» **Work instructions**:
Would you write out the listing verbatim and skip every picture in it?

» **Supplied material**:
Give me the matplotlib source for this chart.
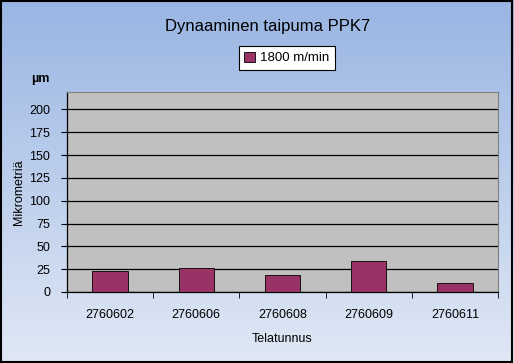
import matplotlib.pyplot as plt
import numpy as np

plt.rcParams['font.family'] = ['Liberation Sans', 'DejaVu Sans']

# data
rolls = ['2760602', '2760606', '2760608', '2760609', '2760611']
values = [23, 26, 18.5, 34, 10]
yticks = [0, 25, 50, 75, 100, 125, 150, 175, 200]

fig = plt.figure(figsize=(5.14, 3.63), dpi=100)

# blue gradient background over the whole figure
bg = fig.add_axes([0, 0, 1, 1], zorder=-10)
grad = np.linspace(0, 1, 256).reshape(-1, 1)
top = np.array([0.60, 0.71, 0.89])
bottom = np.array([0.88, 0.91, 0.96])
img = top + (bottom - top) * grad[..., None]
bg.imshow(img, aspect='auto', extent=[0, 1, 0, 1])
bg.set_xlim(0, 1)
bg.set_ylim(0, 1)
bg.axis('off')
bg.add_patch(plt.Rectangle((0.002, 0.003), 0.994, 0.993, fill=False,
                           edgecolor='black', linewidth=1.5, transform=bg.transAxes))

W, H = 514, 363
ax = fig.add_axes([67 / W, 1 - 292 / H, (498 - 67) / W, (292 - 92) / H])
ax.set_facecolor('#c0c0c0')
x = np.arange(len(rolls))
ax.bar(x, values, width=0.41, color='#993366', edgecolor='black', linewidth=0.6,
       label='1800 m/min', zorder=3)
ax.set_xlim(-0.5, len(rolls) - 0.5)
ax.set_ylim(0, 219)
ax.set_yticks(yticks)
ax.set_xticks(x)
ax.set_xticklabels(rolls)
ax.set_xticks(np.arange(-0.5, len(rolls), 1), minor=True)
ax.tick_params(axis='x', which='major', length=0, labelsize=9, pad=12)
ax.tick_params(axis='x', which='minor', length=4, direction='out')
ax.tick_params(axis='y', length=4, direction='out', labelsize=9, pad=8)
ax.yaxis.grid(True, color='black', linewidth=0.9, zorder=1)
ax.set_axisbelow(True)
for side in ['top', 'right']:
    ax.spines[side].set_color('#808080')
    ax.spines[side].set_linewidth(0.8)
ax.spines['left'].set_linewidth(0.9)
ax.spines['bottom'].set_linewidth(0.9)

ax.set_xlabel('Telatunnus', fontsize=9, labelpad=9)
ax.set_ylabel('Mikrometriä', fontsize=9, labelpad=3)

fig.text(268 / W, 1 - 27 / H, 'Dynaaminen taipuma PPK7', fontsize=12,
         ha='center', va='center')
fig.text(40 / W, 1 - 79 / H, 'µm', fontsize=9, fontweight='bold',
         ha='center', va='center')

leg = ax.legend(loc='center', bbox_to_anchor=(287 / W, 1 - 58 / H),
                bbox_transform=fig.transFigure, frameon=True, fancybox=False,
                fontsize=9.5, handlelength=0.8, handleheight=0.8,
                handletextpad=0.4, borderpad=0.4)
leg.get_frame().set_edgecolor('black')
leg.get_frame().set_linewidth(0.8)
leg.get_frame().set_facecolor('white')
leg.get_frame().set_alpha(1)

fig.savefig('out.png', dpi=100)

» **Output for this exercise**:
Give me the matplotlib source for this chart.
import matplotlib.pyplot as plt
import numpy as np

plt.rcParams['font.family'] = ['Liberation Sans', 'DejaVu Sans']

# data
rolls = ['2760602', '2760606', '2760608', '2760609', '2760611']
values = [23, 26, 18.5, 34, 10]
yticks = [0, 25, 50, 75, 100, 125, 150, 175, 200]

fig = plt.figure(figsize=(5.14, 3.63), dpi=100)

# blue gradient background over the whole figure
bg = fig.add_axes([0, 0, 1, 1], zorder=-10)
grad = np.linspace(0, 1, 256).reshape(-1, 1)
top = np.array([0.60, 0.71, 0.89])
bottom = np.array([0.88, 0.91, 0.96])
img = top + (bottom - top) * grad[..., None]
bg.imshow(img, aspect='auto', extent=[0, 1, 0, 1])
bg.set_xlim(0, 1)
bg.set_ylim(0, 1)
bg.axis('off')
bg.add_patch(plt.Rectangle((0.002, 0.003), 0.994, 0.993, fill=False,
                           edgecolor='black', linewidth=1.5, transform=bg.transAxes))

W, H = 514, 363
ax = fig.add_axes([67 / W, 1 - 292 / H, (498 - 67) / W, (292 - 92) / H])
ax.set_facecolor('#c0c0c0')
x = np.arange(len(rolls))
ax.bar(x, values, width=0.41, color='#993366', edgecolor='black', linewidth=0.6,
       label='1800 m/min', zorder=3)
ax.set_xlim(-0.5, len(rolls) - 0.5)
ax.set_ylim(0, 219)
ax.set_yticks(yticks)
ax.set_xticks(x)
ax.set_xticklabels(rolls)
ax.set_xticks(np.arange(-0.5, len(rolls), 1), minor=True)
ax.tick_params(axis='x', which='major', length=0, labelsize=9, pad=12)
ax.tick_params(axis='x', which='minor', length=4, direction='out')
ax.tick_params(axis='y', length=4, direction='out', labelsize=9, pad=8)
ax.yaxis.grid(True, color='black', linewidth=0.9, zorder=1)
ax.set_axisbelow(True)
for side in ['top', 'right']:
    ax.spines[side].set_color('#808080')
    ax.spines[side].set_linewidth(0.8)
ax.spines['left'].set_linewidth(0.9)
ax.spines['bottom'].set_linewidth(0.9)

ax.set_xlabel('Telatunnus', fontsize=9, labelpad=9)
ax.set_ylabel('Mikrometriä', fontsize=9, labelpad=3)

fig.text(268 / W, 1 - 27 / H, 'Dynaaminen taipuma PPK7', fontsize=12,
         ha='center', va='center')
fig.text(40 / W, 1 - 79 / H, 'µm', fontsize=9, fontweight='bold',
         ha='center', va='center')

leg = ax.legend(loc='center', bbox_to_anchor=(287 / W, 1 - 58 / H),
                bbox_transform=fig.transFigure, frameon=True, fancybox=False,
                fontsize=9.5, handlelength=0.8, handleheight=0.8,
                handletextpad=0.4, borderpad=0.4)
leg.get_frame().set_edgecolor('black')
leg.get_frame().set_linewidth(0.8)
leg.get_frame().set_facecolor('white')
leg.get_frame().set_alpha(1)

fig.savefig('out.png', dpi=100)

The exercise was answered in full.